Debate is the compiler for better consensus. Let’s debate the investment case: If esports is truly attractive, why aren’t traditional VCs flooding in with transparent term sheets? Because the revenue model is fragile. Most teams operate at a loss, propped up by sponsorship dollars that are themselves becoming scarce. The only esports companies that have gone public (like FaZe Clan) have seen their stock price crater. The narrative of “investor interest” is a hope, not a fact.
Contrarian Angle
Here’s the uncomfortable truth: Zeus’ achievement may actually be a peak signal—a top-of-market indicator that the current esports model is maxed out. When the last possible achievement is unlocked, what’s next? The industry has no new leagues, no new game genres to conquer. The hype cycle has reached its zenith. For investors, buying in now means paying peak narrative prices for a static asset.

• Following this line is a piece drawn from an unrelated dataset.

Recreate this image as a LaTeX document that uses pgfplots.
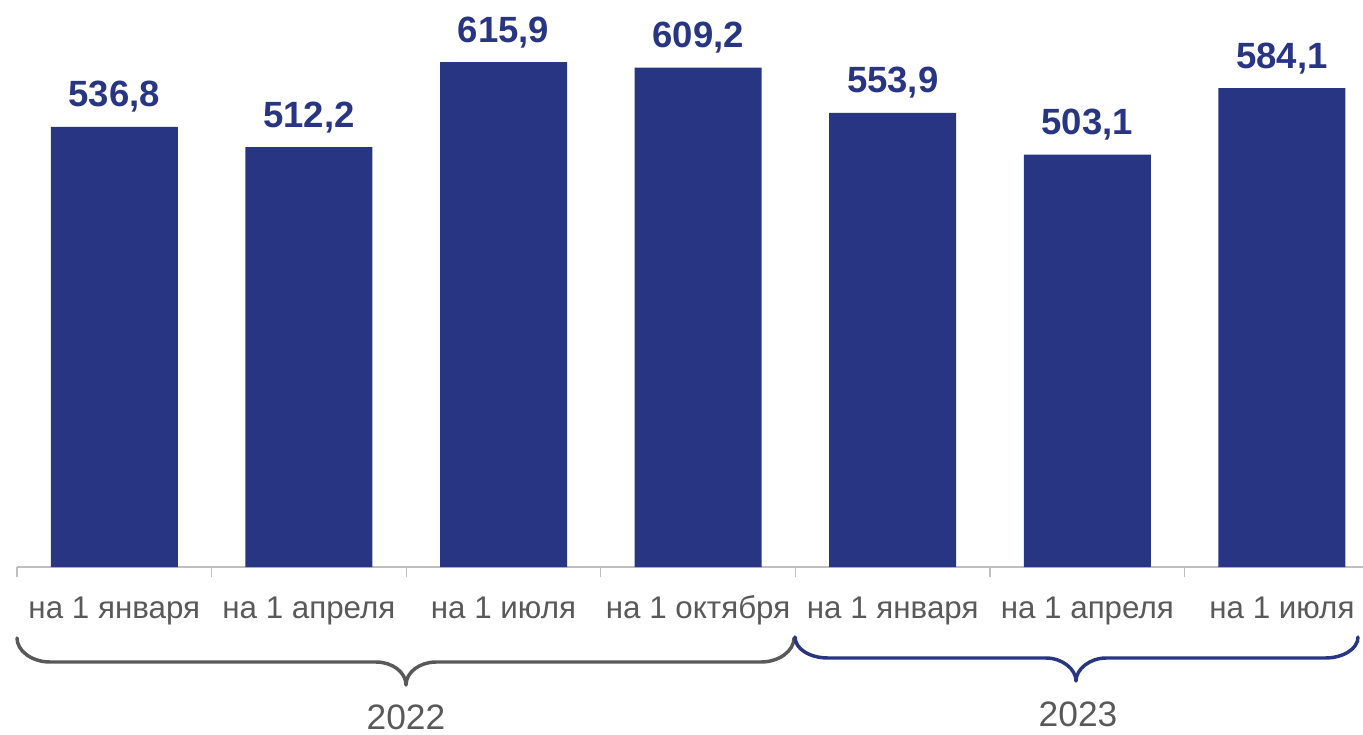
\documentclass[border=0pt]{standalone}
\usepackage{fontspec}
\setmainfont{Liberation Sans}
\usepackage{pgfplots}
\pgfplotsset{compat=1.18}
\definecolor{barblue}{HTML}{283583}
\definecolor{txtgray}{HTML}{595959}
\definecolor{axgray}{HTML}{BFBFBF}
\begin{document}
\begin{tikzpicture}
% 1 px of the reference = 0.75pt
\useasboundingbox (0,0) rectangle (1022.25pt,-551.25pt);
\begin{axis}[
  at={(12.75pt,-425.25pt)}, anchor=south west,
  scale only axis, width=1009.5pt, height=425.25pt,
  ymin=0, ymax=691.7,
  xmin=-0.5, xmax=6.417,
  ybar, bar width=95.25pt,
  axis x line*=bottom, axis y line=none,
  x axis line style={-, draw=axgray, line width=1.5pt},
  xtick={0,...,6},
  xticklabels={на 1 января, на 1 апреля, на 1 июля, на 1 октября, на 1 января, на 1 апреля, на 1 июля},
  minor xtick={-0.5,0.5,...,5.5},
  major tick length=0pt, minor tick length=7.5pt,
  tick align=outside,
  minor tick style={draw=axgray, line width=1pt},
  xticklabel style={font=\fontsize{23.5}{27}\selectfont, text=txtgray, anchor=base, yshift=-38.25pt},
  clip=false,
  nodes near coords={\pgfmathprintnumber[fixed,fixed zerofill,precision=1,use comma,assume math mode=true]{\pgfplotspointmeta}},
  every node near coord/.append style={font=\fontsize{27.4}{32}\selectfont\bfseries, text=barblue, anchor=base, inner sep=0pt, yshift=15pt},
]
\addplot[fill=barblue, draw=none] coordinates {
  (0,536.8) (1,512.2) (2,615.9) (3,609.2) (4,553.9) (5,503.1) (6,584.1)
};
\end{axis}
\begin{scope}[x=0.75pt, y=-0.75pt, line width=2.6pt, line cap=round, line join=round]
% 2022 brace
\draw[txtgray] (17,638) .. controls (17,651) and (32,662) .. (50,662) -- (376,662)
  .. controls (392,662) and (406,672) .. (406,685)
  .. controls (406,672) and (420,662) .. (436,662)
  -- (761,662) .. controls (779,662) and (794,651) .. (794,638);
% 2023 brace
\draw[barblue] (795,637) .. controls (795,649) and (810,658) .. (828,658) -- (1046,658)
  .. controls (1062,658) and (1076,669) .. (1076,681)
  .. controls (1076,669) and (1090,658) .. (1106,658)
  -- (1325,658) .. controls (1343,658) and (1358,649) .. (1358,637);
\node[text=txtgray, font=\fontsize{26.5}{30}\selectfont, inner sep=0pt] at (406,717) {2022};
\node[text=txtgray, font=\fontsize{26.5}{30}\selectfont, inner sep=0pt] at (1078,714) {2023};
\end{scope}
\end{tikzpicture}
\end{document}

Moreover, the crypto-adjacent angle introduces regulatory landmines. If a Web3 platform tries to tokenize Zeus’ IP or create a fan token around his legacy, it will face scrutiny from securities regulators. The SEC has already shown willingness to go after celebrity-endorsed crypto products. The article from Crypto Briefing conveniently omits this risk. It’s a classic case of “pump first, ask questions later.”
Takeaway
Zeus’ grand slam is a triumph of skill and perseverance. It deserves celebration. But it does not, by itself, make esports a wise investment. The next time you see a headline linking a player’s achievement to “investor attention,” ask yourself: who benefits from this story? If the answer isn’t transparent, the only grand slam you’ll experience is a loss of capital. True ownership begins where the server ends—and servers are still owned by Riot.